When looking at historical cohorts of sponsorable users (by a quarter of account creation), most cohorts have between 600 and 1,000 accounts. Unsurprisingly, the earliest and most recent cohorts tend to have fewer users.

Interestingly, the proportion of sponsorable users grows exponentially with the "age" of their accounts on GitHub. Yet, only 17% of these eligible users (~7,600) have any sponsors at all. The distribution of sponsors is highly uneven, resembling a power-law distribution—a pattern commonly seen in tech markets.

Although GitHub does not support donations via its API, it offers a bulk sponsorship via CSVs (up to 100 users per file). So, fortunately, it can be done at some scale.

But how should one decide which users to sponsor and how much to donate to each one? It requires data on their importance, and I used PyPI to roughly estimate it for Python packages.

PyPI: Popularity and Importance are disconnected

I began by analyzing a dataset of all projects on the Python Package Index (PyPI) which had over 100,000 downloads in the past 12 months (LTM) and then:

automatically identified linked GitHub users where possible (83%),
narrowed the list down to packages with sponsorable users (16%),
grouped these by user, resulting in 946 potential grantees.

LTM downloads also follow a power-law-like distribution. However, when comparing it with the number of GitHub Sponsors, the two metrics appear entirely disconnected!

In other words, there is almost no link between a project's significance (as measured by LTM downloads) and its popularity among GitHub Sponsors (reflected in the number of sponsors) for Python packages.

Algorithmic donation

Selecting open-source projects for financial support remains an imperfect process, with no widely accepted approach or consensus within the OSS community.
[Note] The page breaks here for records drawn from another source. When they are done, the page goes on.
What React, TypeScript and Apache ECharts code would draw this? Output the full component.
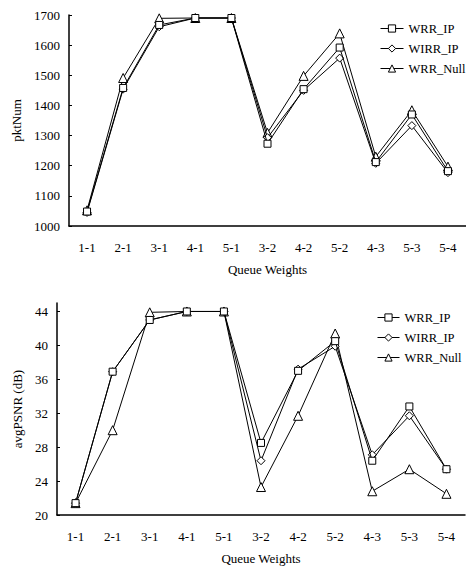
import React, { useEffect, useRef } from "react";
import * as echarts from "echarts";

const categories = ["1-1", "2-1", "3-1", "4-1", "5-1", "3-2", "4-2", "5-2", "4-3", "5-3", "5-4"];
const seriesNames = ["WRR_IP", "WIRR_IP", "WRR_Null"];
const symbols = ["rect", "diamond", "triangle"];

// pktNum per queue weight
const pktWrrIp = [1048, 1458, 1667, 1690, 1690, 1273, 1454, 1592, 1212, 1370, 1182];
const pktWirrIp = [1045, 1454, 1661, 1690, 1690, 1293, 1450, 1557, 1208, 1333, 1177];
const pktWrrNull = [1052, 1491, 1689, 1690, 1690, 1309, 1498, 1639, 1230, 1384, 1197];

// avgPSNR (dB) per queue weight
const psnrWrrIp = [21.4, 36.9, 43.0, 44.0, 44.0, 28.5, 37.0, 40.5, 26.4, 32.8, 25.4];
const psnrWirrIp = [21.4, 36.9, 43.0, 44.0, 44.0, 26.4, 37.2, 39.9, 27.1, 31.7, 25.4];
const psnrWrrNull = [21.4, 30.0, 43.9, 44.0, 44.0, 23.3, 31.7, 41.4, 22.8, 25.4, 22.5];

const pktTicks = [1000, 1100, 1200, 1300, 1400, 1500, 1600, 1700];
const psnrTicks = [20, 24, 28, 32, 36, 40, 44];

const FONT = "'Liberation Serif', 'Times New Roman', serif";
const text = { fontFamily: FONT, fontSize: 13, color: "#000" };

function makeSeries(values: number[][], gridIndex: number) {
  return values.map((data, i) => ({
    name: seriesNames[i],
    type: "line",
    xAxisIndex: gridIndex * 2,
    yAxisIndex: gridIndex,
    data,
    symbol: symbols[i],
    symbolSize: i === 0 ? 7 : i === 1 ? 8 : 9,
    showSymbol: true,
    lineStyle: { color: "#000", width: 1 },
    itemStyle: { color: "#fff", borderColor: "#000", borderWidth: 1 },
    z: 3 - i,
  }));
}

function xAxes(gridIndex: number) {
  return [
    {
      type: "category",
      gridIndex,
      data: categories,
      boundaryGap: true,
      name: "Queue Weights",
      nameLocation: "middle",
      nameGap: 37,
      nameTextStyle: { ...text },
      axisLine: { lineStyle: { color: "#000", width: 1.5 } },
      axisTick: { inside: true, length: 3, lineStyle: { color: "#000" } },
      axisLabel: { ...text, margin: 15 },
      splitLine: { show: false },
    },
    {
      // second tick row: one tick under every category centre
      type: "category",
      gridIndex,
      position: "bottom",
      data: categories,
      boundaryGap: true,
      axisLine: { show: false },
      axisTick: { inside: true, alignWithLabel: true, length: 3, lineStyle: { color: "#000" } },
      axisLabel: { show: false },
      splitLine: { show: false },
    },
  ];
}

function yAxis(gridIndex: number, name: string, min: number, max: number, interval: number, ticks: number[], nameGap: number) {
  return {
    type: "value",
    gridIndex,
    name,
    nameLocation: "middle",
    nameGap,
    nameTextStyle: { ...text },
    min,
    max,
    interval,
    axisLine: { show: true, lineStyle: { color: "#000", width: 1.5 } },
    axisTick: { show: true, inside: true, length: 3, customValues: ticks, lineStyle: { color: "#000" } },
    axisLabel: { ...text, margin: 9, customValues: ticks, formatter: (v: number) => String(v) },
    splitLine: { show: false },
  };
}

function legend(left: number, top: number, itemWidth: number) {
  return {
    orient: "vertical",
    left,
    top,
    itemWidth,
    itemHeight: 9,
    itemGap: 7,
    padding: 0,
    itemStyle: { borderWidth: 1, borderColor: "#000", color: "#fff" },
    lineStyle: { width: 1, color: "#000" },
    textStyle: { ...text, fontSize: 12.5 },
    data: seriesNames,
  };
}

export default function App() {
  const ref = useRef<HTMLDivElement>(null);
  useEffect(() => {
    if (!ref.current) return;
    const chart = echarts.init(ref.current, null, { renderer: "svg" });
    chart.setOption({
      animation: false,
      backgroundColor: "#fff",
      textStyle: { fontFamily: FONT },
      grid: [
        { left: 69, top: 15, width: 399, height: 211 },
        { left: 57, top: 303, width: 408, height: 212 },
      ],
      xAxis: [...xAxes(0), ...xAxes(1)],
      yAxis: [
        yAxis(0, "pktNum", 1000, 1700, 100, pktTicks, 40),
        yAxis(1, "avgPSNR (dB)", 20, 45, 4, psnrTicks, 28),
      ],
      legend: [legend(380, 22, 23), legend(377, 311, 22)],
      series: [
        ...makeSeries([pktWrrIp, pktWirrIp, pktWrrNull], 0),
        ...makeSeries([psnrWrrIp, psnrWirrIp, psnrWrrNull], 1),
      ],
    });
    return () => chart.dispose();
  }, []);
  return <div ref={ref} style={{ width: 466, height: 566, position: "absolute", left: 0, top: 0 }} />;
}
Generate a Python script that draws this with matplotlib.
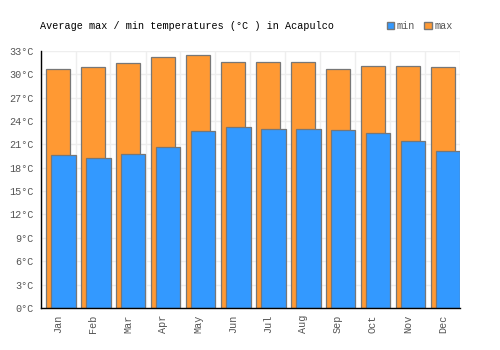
import numpy as np
import matplotlib
matplotlib.use('Agg')
import matplotlib.pyplot as plt
from matplotlib.patches import Patch

months = ['Jan', 'Feb', 'Mar', 'Apr', 'May', 'Jun', 'Jul', 'Aug', 'Sep', 'Oct', 'Nov', 'Dec']
t_max = [30.6, 30.9, 31.4, 32.2, 32.5, 31.6, 31.5, 31.6, 30.7, 31.0, 31.1, 30.9]
t_min = [19.6, 19.3, 19.8, 20.6, 22.7, 23.2, 23.0, 22.9, 22.8, 22.5, 21.4, 20.1]
yticks = list(range(0, 34, 3))

orange = '#ff9933'
blue = '#3399ff'
edge = '#777777'
mono = 'Liberation Mono'
fs = 7.3

fig = plt.figure(figsize=(5, 3.5), dpi=100)
ax = fig.add_axes([0.081, 0.12, 0.84, 0.735])

x = np.arange(len(months))
ax.bar(x, t_max, width=0.67, color=orange, edgecolor=edge, linewidth=0.9, zorder=2)
ax.bar(x + 0.15, t_min, width=0.7, color=blue, edgecolor=edge, linewidth=0.9, zorder=3)

ax.set_xlim(-0.5, 11.5)
ax.set_ylim(0, 33)
ax.set_yticks(yticks)
ax.set_yticklabels([f'{v}°C' for v in yticks], family=mono, fontsize=fs, color='#555555')
ax.set_xticks(x)
ax.set_xticklabels(months, rotation=90, family=mono, fontsize=fs, color='#555555')
ax.tick_params(length=0, pad=5)

for b in np.arange(-0.5, 12, 1):
    ax.axvline(b, color='#eeeeee', linewidth=1, zorder=0)
for t in yticks:
    ax.axhline(t, color='#eeeeee', linewidth=1, zorder=0)

for s in ['top', 'right']:
    ax.spines[s].set_visible(False)
for s in ['left', 'bottom']:
    ax.spines[s].set_color('black')
    ax.spines[s].set_linewidth(1)
ax.spines['left'].set_zorder(5)
ax.spines['bottom'].set_zorder(5)

fig.text(0.08, 0.925, 'Average max / min temperatures (°C ) in Acapulco',
         family=mono, fontsize=fs, color='black', va='center')

handles = [Patch(facecolor=blue, edgecolor=edge, label='min'),
           Patch(facecolor=orange, edgecolor=edge, label='max')]
leg = fig.legend(handles=handles, loc='center right', bbox_to_anchor=(0.916, 0.925),
                 ncol=2, frameon=False, handlelength=0.75, handleheight=0.75,
                 handletextpad=0.25, columnspacing=0.9, borderpad=0,
                 prop={'family': mono, 'size': fs})
for t in leg.get_texts():
    t.set_color('#555555')

fig.savefig('out.png', dpi=100)
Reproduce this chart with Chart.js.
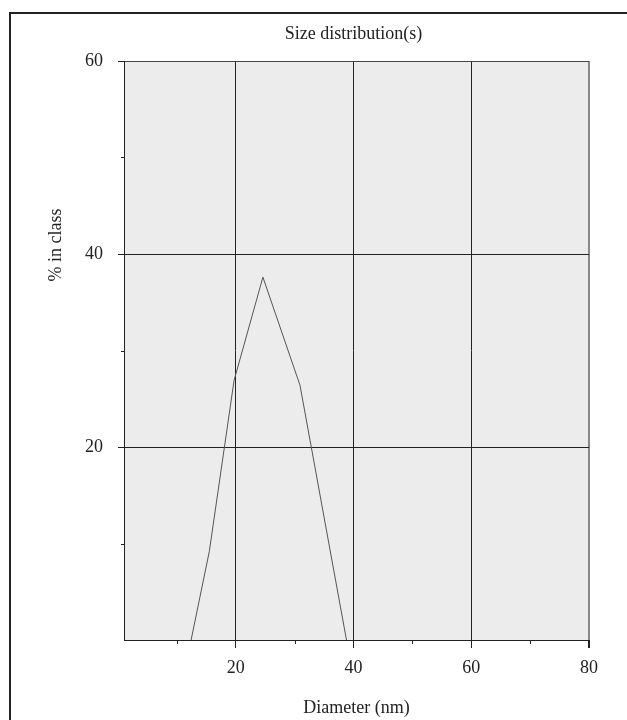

For the sake of experiment, I decided to start with something relatively simple:

Microgrants ranging from $1 to $200, with a total budget of ~$5,000.
Larger grants were assigned to users with greater average "value" or higher "risk"
Value increases with # total downloads and LTM downloads on PyPI.
Risk increases with the project size and OpenSSF score (security risk)
Risk descreases with the number of sponsors (a proxy for funding).
Metrics were normalized or log-normalized to account for power-law distributions.
Score = Value x Risk

After gathering and normalizing the data, I allocated the budget proportionally based on each project's total score. Grant amounts were rounded, and any grants falling below $1 were removed. Also, some GitHub users had custom minimum thresholds for one-time donations that exceeded my calculated grant amounts. To address this, some grants were increased in cases where the difference was no more than $25.

The final outcome was a list of 866 GitHub users, to whom I donated a total of $5,037 via GitHub Sponsors on November 29, 2024. The largest microgrant was awarded to scikit-learn.

Considerations for the future

Open source maintenance could secure more funding from individuals (~150M GitHub users) if there were more transparent, scalable and systemic tools to efficiently support OSS-at-large. A few highly relevant components seem to be missing for now:

OSS-at-large index algorithmically identifying the most crucial and underfunded OSS from the global software supply chain's perspective. It should include projects across all ecosystems (Python, JavaScript, etc.) using a common approach. Although challenging, most required inputs for it are already online.
More open funding data telling potential donors how well-funded a project is and how to support it. Standardization efforts like GitHub's funding.yml and FLOSS' funding.json are reasonable initiatives in this area.
Funding links in package managers. I was surprised how unstructured the data for PyPI packages is regarding links to GitHub repositories and the associated maintainers who should receive funding. A standardized "funding link" would help resolve this issue and create a more cohesive system.

The last but not the least: I highly recommend the fantastic initiative Open Source Pledge, which requires companies to donate $2,000 per developer annually to OSS maintainers. Unfortunately, it does not accept individuals yet, and if you believe this should change (as I do), please join the ongoing discussion.